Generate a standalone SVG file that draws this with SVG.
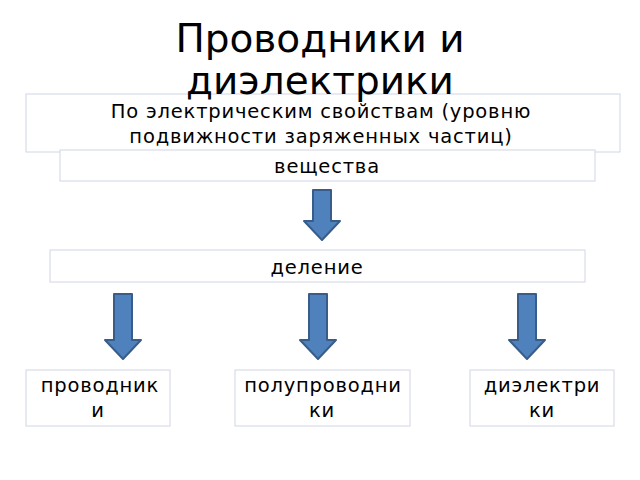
<svg xmlns="http://www.w3.org/2000/svg" width="640" height="480" viewBox="0 0 640 480">
<style>
.b{fill:#fff;stroke:#d0d8e4;stroke-width:1}
.t{font-family:"DejaVu Sans",sans-serif;fill:#000;text-anchor:middle;font-size:19.5px;letter-spacing:0.8px}
.h{font-family:"DejaVu Sans",sans-serif;fill:#000;text-anchor:middle;font-size:39px}
.a{fill:#4f81bd;stroke:#385d8a;stroke-width:2;stroke-linejoin:round}
</style>
<rect width="640" height="480" fill="#fff"/>
<g id="n1"><rect class="b" x="26" y="94" width="594" height="58"/><text class="t" x="321" y="118">По электрическим свойствам (уровню</text><text class="t" x="321" y="143">подвижности заряженных частиц)</text></g>
<g id="n2"><rect class="b" x="60" y="150" width="535" height="31"/><text class="t" x="327" y="173">вещества</text></g>
<g id="n3"><rect class="b" x="50" y="250" width="535" height="32"/><text class="t" x="317" y="274">деление</text></g>
<g id="n4"><rect class="b" x="26" y="370" width="144" height="56"/><text class="t" x="100" y="392">проводник</text><text class="t" x="98" y="417">и</text></g>
<g id="n5"><rect class="b" x="235" y="370" width="175" height="56"/><text class="t" x="323" y="392">полупроводни</text><text class="t" x="322" y="417">ки</text></g>
<g id="n6"><rect class="b" x="470" y="370" width="144" height="56"/><text class="t" x="542" y="392">диэлектри</text><text class="t" x="542" y="417">ки</text></g>
<g id="title"><text class="h" x="320" y="52">Проводники и</text><text class="h" x="320" y="94">диэлектрики</text></g>
<g id="connectors">
<path class="a" d="M313 190H331V221H340L322 240L304 221H313Z"/>
<path class="a" d="M114 294H132V340H141L123 359L105 340H114Z"/>
<path class="a" d="M309 294H327V340H336L318 359L300 340H309Z"/>
<path class="a" d="M518 294H536V340H545L527 359L509 340H518Z"/>
</g>
</svg>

──────

== The problem ==
Retype the whole listing, keeping every line identical and omitting all pictures.

== Task answer ==
Generate a standalone SVG file that draws this with SVG.
<svg xmlns="http://www.w3.org/2000/svg" width="640" height="480" viewBox="0 0 640 480">
<style>
.b{fill:#fff;stroke:#d0d8e4;stroke-width:1}
.t{font-family:"DejaVu Sans",sans-serif;fill:#000;text-anchor:middle;font-size:19.5px;letter-spacing:0.8px}
.h{font-family:"DejaVu Sans",sans-serif;fill:#000;text-anchor:middle;font-size:39px}
.a{fill:#4f81bd;stroke:#385d8a;stroke-width:2;stroke-linejoin:round}
</style>
<rect width="640" height="480" fill="#fff"/>
<g id="n1"><rect class="b" x="26" y="94" width="594" height="58"/><text class="t" x="321" y="118">По электрическим свойствам (уровню</text><text class="t" x="321" y="143">подвижности заряженных частиц)</text></g>
<g id="n2"><rect class="b" x="60" y="150" width="535" height="31"/><text class="t" x="327" y="173">вещества</text></g>
<g id="n3"><rect class="b" x="50" y="250" width="535" height="32"/><text class="t" x="317" y="274">деление</text></g>
<g id="n4"><rect class="b" x="26" y="370" width="144" height="56"/><text class="t" x="100" y="392">проводник</text><text class="t" x="98" y="417">и</text></g>
<g id="n5"><rect class="b" x="235" y="370" width="175" height="56"/><text class="t" x="323" y="392">полупроводни</text><text class="t" x="322" y="417">ки</text></g>
<g id="n6"><rect class="b" x="470" y="370" width="144" height="56"/><text class="t" x="542" y="392">диэлектри</text><text class="t" x="542" y="417">ки</text></g>
<g id="title"><text class="h" x="320" y="52">Проводники и</text><text class="h" x="320" y="94">диэлектрики</text></g>
<g id="connectors">
<path class="a" d="M313 190H331V221H340L322 240L304 221H313Z"/>
<path class="a" d="M114 294H132V340H141L123 359L105 340H114Z"/>
<path class="a" d="M309 294H327V340H336L318 359L300 340H309Z"/>
<path class="a" d="M518 294H536V340H545L527 359L509 340H518Z"/>
</g>
</svg>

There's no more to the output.